Without the pictures, output the lines of the material from the very first through the one that holds "risk_n = [176, 122, 109, 95, 89]".

******

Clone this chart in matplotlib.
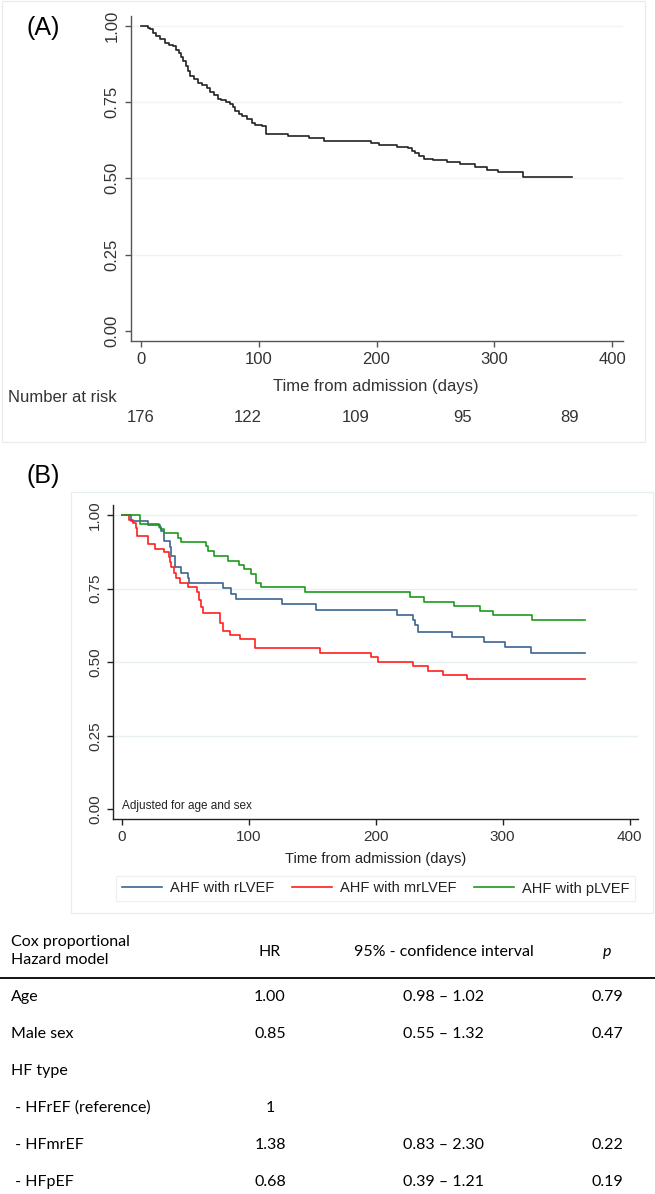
import matplotlib
matplotlib.use("Agg")
import matplotlib.pyplot as plt
from matplotlib.patches import Rectangle
from matplotlib.transforms import blended_transform_factory

W, H = 655, 1194
fig = plt.figure(figsize=(W / 100, H / 100), dpi=100)

plt.rcParams["font.family"] = ["Liberation Sans", "DejaVu Sans"]

# ---- data ---------------------------------------------------------------
# (A) overall Kaplan-Meier
days_a = [0, 6, 8, 10, 13, 16, 20, 24, 27, 30, 32, 34, 36, 38, 40, 42, 45, 48, 52,
          56, 59, 62, 65, 68, 72, 76, 78, 80, 83, 86, 90, 94, 97, 103, 106, 125, 143,
          155, 195, 202, 217, 227, 230, 233, 236, 240, 248, 260, 271, 284, 294, 303,
          324, 366]
surv_a = [1.000, 0.994, 0.989, 0.977, 0.966, 0.955, 0.943, 0.937, 0.932, 0.920, 0.909,
          0.898, 0.886, 0.869, 0.852, 0.835, 0.824, 0.813, 0.807, 0.795, 0.784, 0.773,
          0.761, 0.756, 0.750, 0.744, 0.733, 0.722, 0.710, 0.705, 0.693, 0.682, 0.676,
          0.670, 0.645, 0.639, 0.633, 0.622, 0.616, 0.610, 0.604, 0.598, 0.588, 0.582,
          0.574, 0.565, 0.559, 0.553, 0.546, 0.538, 0.528, 0.521, 0.506, 0.506]
risk_days = [0, 91, 182, 273, 364]
risk_n = [176, 122, 109, 95, 89]

# (B) adjusted curves by HF type
days_r = [0, 7, 21, 30, 31, 33, 38, 39, 42, 47, 52, 53, 80, 86, 90, 126, 153, 217,
          229, 231, 233, 260, 285, 302, 322, 365]
surv_r = [1.000, 0.981, 0.966, 0.955, 0.947, 0.911, 0.892, 0.859, 0.825, 0.804, 0.785,
          0.768, 0.751, 0.732, 0.715, 0.697, 0.677, 0.659, 0.643, 0.626, 0.603, 0.587,
          0.568, 0.550, 0.531, 0.531]
days_mr = [0, 6, 9, 11, 12, 21, 26, 33, 37, 38, 39, 41, 43, 46, 52, 59, 61, 62, 64, 77,
           80, 85, 93, 105, 156, 196, 202, 229, 241, 253, 272, 365]
surv_mr = [1.000, 0.983, 0.972, 0.955, 0.929, 0.901, 0.885, 0.873, 0.856, 0.841, 0.825,
           0.802, 0.785, 0.768, 0.754, 0.737, 0.711, 0.688, 0.666, 0.632, 0.607, 0.592,
           0.578, 0.547, 0.532, 0.516, 0.501, 0.487, 0.471, 0.455, 0.442, 0.442]
days_p = [0, 14, 29, 31, 33, 44, 47, 66, 68, 73, 84, 92, 96, 102, 106, 110, 144, 227,
          238, 262, 282, 292, 323, 365]
surv_p = [1.000, 0.969, 0.960, 0.952, 0.938, 0.923, 0.908, 0.894, 0.877, 0.860, 0.844,
          0.830, 0.815, 0.800, 0.770, 0.754, 0.737, 0.722, 0.705, 0.690, 0.674, 0.659,
          0.643, 0.643]
groups = ["AHF with rLVEF", "AHF with mrLVEF", "AHF with pLVEF"]
colors = ["#3d6591", "#ff1f1f", "#1e9a1e"]

# Cox model table
tab_header = ["Cox proportional\nHazard model", "HR", "95% - confidence interval", "p"]
tab_labels = ["Age", "Male sex", "HF type", " - HFrEF (reference)", " - HFmrEF", " - HFpEF"]
tab_hr = ["1.00", "0.85", "", "1", "1.38", "0.68"]
tab_ci = ["0.98 \u2013 1.02", "0.55 \u2013 1.32", "", "", "0.83 \u2013 2.30", "0.39 \u2013 1.21"]
tab_p = ["0.79", "0.47", "", "", "0.22", "0.19"]


def fx(x):
    return x / W


def fy(y):
    return 1 - y / H


def box(x0, y0, x1, y1, color):
    fig.patches.append(Rectangle((fx(x0), fy(y1)), fx(x1) - fx(x0), fy(y0) - fy(y1),
                                 transform=fig.transFigure, fill=False, lw=0.9,
                                 edgecolor=color, zorder=0))


def style_axes(ax, spine_col, grid_col, xlim, ylim, fs):
    ax.set_xlim(*xlim)
    ax.set_ylim(*ylim)
    for s in ["top", "right"]:
        ax.spines[s].set_visible(False)
    for s in ["left", "bottom"]:
        ax.spines[s].set_color(spine_col)
        ax.spines[s].set_linewidth(1.0)
    ax.set_xticks([0, 100, 200, 300, 400])
    ax.set_yticks([0, 0.25, 0.5, 0.75, 1.0])
    ax.set_yticklabels(["0.00", "0.25", "0.50", "0.75", "1.00"])
    ax.tick_params(direction="out", length=4, width=1.0, color=spine_col,
                   labelsize=fs, labelcolor="#333333", pad=4)
    ax.tick_params(axis="y", labelrotation=90)
    for lab in ax.get_yticklabels():
        lab.set_va("center")
    for g in [0.25, 0.5, 0.75, 1.0]:
        ax.axhline(g, color=grid_col, lw=1.0, zorder=0)
    ax.patch.set_alpha(0)


# ---- panel A --------------------------------------------------------------
box(2, 1, 645, 442, "#ebebeb")
axA = fig.add_axes([fx(130.5), fy(340.7), fx(622.6) - fx(130.5), (340.7 - 16) / H])
axA.plot(days_a, surv_a, drawstyle="steps-post", color="#222222", lw=1.2)
style_axes(axA, "#555555", "#f2f2f2", (-8.92, 409.0), (-0.0318, 1.0318), 12)
fig.text(fx(43), fy(28), "(A)", fontsize=18, ha="center", va="center")
fig.text(fx(376), fy(386), "Time from admission (days)", fontsize=12,
         color="#333333", ha="center", va="center")
fig.text(fx(8), fy(398), "Number at risk", fontsize=12, color="#333333",
         ha="left", va="center")
trA = blended_transform_factory(axA.transData, fig.transFigure)
for d, n in zip(risk_days, risk_n):
    fig.text(d, fy(417), str(n), transform=trA, fontsize=12, color="#333333",
             ha="center", va="center")

# ---- panel B --------------------------------------------------------------
fig.text(fx(43), fy(476), "(B)", fontsize=18, ha="center", va="center")
box(71, 492, 653, 913, "#e6eef0")
axB = fig.add_axes([fx(113), fy(819), fx(638) - fx(113), (819 - 505) / H])
handles = []
for d, s, c, g in zip([days_r, days_mr, days_p], [surv_r, surv_mr, surv_p], colors, groups):
    h, = axB.plot(d, s, drawstyle="steps-post", color=c, lw=1.2, label=g)
    handles.append(h)
style_axes(axB, "#222222", "#e8f0f2", (-6.93, 406.6), (-0.033, 1.034), 11)
axB.text(0, -0.008, "Adjusted for age and sex", fontsize=8.5, color="#222222",
         ha="left", va="bottom")
fig.text(fx(376), fy(859), "Time from admission (days)", fontsize=10.5,
         color="#222222", ha="center", va="center")
leg = fig.legend(handles=handles, labels=groups, ncol=3, loc="center",
                 bbox_to_anchor=(fx(375.5), fy(888.5)), fontsize=10.5, frameon=True,
                 fancybox=False, edgecolor="#e6eef0", handlelength=2.75,
                 handletextpad=0.55, columnspacing=1.2, borderpad=0.4)
leg.get_frame().set_linewidth(0.9)
for t in leg.get_texts():
    t.set_color("#222222")

# ---- table ----------------------------------------------------------------
TAB = ["Lato", "DejaVu Sans"]
FS = 11.5
col_x = [11, 270, 443.5, 607]
fig.text(fx(col_x[0]), fy(951), tab_header[0], fontsize=FS, family=TAB,
         ha="left", va="center", linespacing=1.4)
fig.text(fx(col_x[1]), fy(952), tab_header[1], fontsize=FS, family=TAB,
         ha="center", va="center")
fig.text(fx(col_x[2]), fy(952), tab_header[2], fontsize=FS, family=TAB,
         ha="center", va="center")
fig.text(fx(col_x[3]), fy(952), tab_header[3], fontsize=FS, family=TAB,
         style="italic", ha="center", va="center")
fig.add_artist(plt.Line2D([0, 1], [fy(977.5), fy(977.5)], transform=fig.transFigure,
                          color="black", lw=1.3))
row_y = [997, 1034, 1071, 1108, 1145, 1182]
for y, lab, hr, ci, p in zip(row_y, tab_labels, tab_hr, tab_ci, tab_p):
    fig.text(fx(col_x[0]), fy(y), lab, fontsize=FS, family=TAB, ha="left", va="center")
    fig.text(fx(col_x[1]), fy(y), hr, fontsize=FS, family=TAB, ha="center", va="center")
    fig.text(fx(col_x[2]), fy(y), ci, fontsize=FS, family=TAB, ha="center", va="center")
    fig.text(fx(col_x[3]), fy(y), p, fontsize=FS, family=TAB, ha="center", va="center")

fig.savefig("out.png", dpi=100)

******

TASK SOLUTION —
Clone this chart in matplotlib.
import matplotlib
matplotlib.use("Agg")
import matplotlib.pyplot as plt
from matplotlib.patches import Rectangle
from matplotlib.transforms import blended_transform_factory

W, H = 655, 1194
fig = plt.figure(figsize=(W / 100, H / 100), dpi=100)

plt.rcParams["font.family"] = ["Liberation Sans", "DejaVu Sans"]

# ---- data ---------------------------------------------------------------
# (A) overall Kaplan-Meier
days_a = [0, 6, 8, 10, 13, 16, 20, 24, 27, 30, 32, 34, 36, 38, 40, 42, 45, 48, 52,
          56, 59, 62, 65, 68, 72, 76, 78, 80, 83, 86, 90, 94, 97, 103, 106, 125, 143,
          155, 195, 202, 217, 227, 230, 233, 236, 240, 248, 260, 271, 284, 294, 303,
          324, 366]
surv_a = [1.000, 0.994, 0.989, 0.977, 0.966, 0.955, 0.943, 0.937, 0.932, 0.920, 0.909,
          0.898, 0.886, 0.869, 0.852, 0.835, 0.824, 0.813, 0.807, 0.795, 0.784, 0.773,
          0.761, 0.756, 0.750, 0.744, 0.733, 0.722, 0.710, 0.705, 0.693, 0.682, 0.676,
          0.670, 0.645, 0.639, 0.633, 0.622, 0.616, 0.610, 0.604, 0.598, 0.588, 0.582,
          0.574, 0.565, 0.559, 0.553, 0.546, 0.538, 0.528, 0.521, 0.506, 0.506]
risk_days = [0, 91, 182, 273, 364]
risk_n = [176, 122, 109, 95, 89]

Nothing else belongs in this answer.